Todavia algumas fontes de recursos nos precisamos ter para proteger as formações naturais e apoiar práticas ecologicamente sustentáveis de produção.

O Sistema de Recursos Hídricos do Rio Grande do Sul, para citar um exemplo de outra forma de gerar e administrar recursos prevê a cobrança pelo uso da água nas atividades econômicas. O recurso da cobrança vai para um fundo que  financia os estudos técnicos, as ações e obras decididas pelo plenário dos comitês nos planos de bacia para garantir a qualidade e a quantidade da água tanto para os fins econômicos como para a preservação da vida selvagem nos corpos hídricos naturais. Os plenários dos comitês não são dominados pelo governo e tem paridade entre o setor econômico e a representação da comunidade.

Não sabemos se esse sistema vai dar certo porque o mecanismo da cobrança pelo uso da água não foi implantado ainda. Alguns agentes econômicos poderosos com grande influência junto ao governo são contra. Mas na teoria parece ser uma boa idéia para ter recursos, incentivar adoção de boas práticas e ter controle social dos investimentos.

Também se pode imaginar um sistema em que os poluidores paguem impostos para um fundo cuja progressividade os estimule a diminuir a poluição e fazerem com que busquem por soluções ecológicas. E que esse fundo venha a financiar projetos aprovados em um fórum com controle social. Tipo o Fundo Nacional do Meio Ambiente, que nos anos 1990 tinham quase 50% dos assentos com votos destinados a ONGs. Os projetos eram de livre proposição a qualquer tempo. Não como os atuais editais em que o proponente tem que fazer tudo em poucos dias e normalmente perde o prazo ou não é contemplado por ter se esquecido de cumprir algum detalhe burocrático. O formato atual de muitos editais são para gringo ver. Na prática são meio direcionados para quem já está no esquema e conhece o caminho das pedras. Semelhante ao que ocorre como os projetos das leis de incentivo a cultura que quase sempre vão para as mesmas produtoras culturais e não socializam recursos para gente, mas da base da sociedade com menos experiência ou capacidade institucional de formulação de projetos.

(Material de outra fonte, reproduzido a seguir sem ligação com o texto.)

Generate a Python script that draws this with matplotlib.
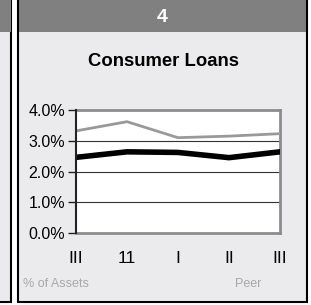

Mas também há outros mecanismos de apoio financeiro como os certificados de origem para produtos ecologicamente sadios semelhantes aos que já são usados em outras esferas da economia como o vinho, queijos e café e outros produtos de alto valor agregado justamente por sua origem e forma de produzir. Mecanismos que têm salvado a economia da base da sociedade européia pelo glamour que acrescenta a esses produtos. Não parece muito difícil imaginar uma linha de ação similar para produtos produzidos em base ecológica. Com as certificações isso já ocorre em parte. Parte da renda dessas certificações também poderia ir para fundos de apoio para uma transição produtiva de empreendimentos com objetivos ecologicamente sustentáveis.

Essa idéia pode ser adaptada e combinada com mecanismos de economia solidária que valorizem produtos feitos em empreendimentos que respeitem as pessoas e o meio ambiente.

A construção de fundos destinados a preservação da natureza e formas de distribuição de renda que socializem a riqueza produzida pelo trabalho em sistemas que tenham base ecológica e produzam justiça socioambiental é um tema que ainda está em construção. Só rejeitar ou só denunciar os modelos propostos pelas grandes corporações e fóruns capitalistas mundiais não basta mais no contexto atual. É preciso avançar.

A verdadeira economia é a ciência do cuidar da casa. Enquanto ciência de fato é necessária. A Economia de verdade é parceira da Ecologia. As distorções que alguns economistas que fazem a apologia dos processos produtivos como mais importantes não passa de delírios matemáticos. Não são nada mais que práticas especulativas alienadas dos limites de produzir que o Planeta Terra tem com os recursos limitados que possui no tempo e no espaço. Limites claramente definidos pela Ecologia.

O desafio atual dessas duas ciências é trabalhar juntas para gerar as bases de um sistema produtivo que garante à produção e justa distribuição de bens e serviços necessários a sobrevivência de toda a Humanidade e, ao mesmo tempo, a conservação da vida no planeta não importa em que bioma ou cultura ela se manifesta.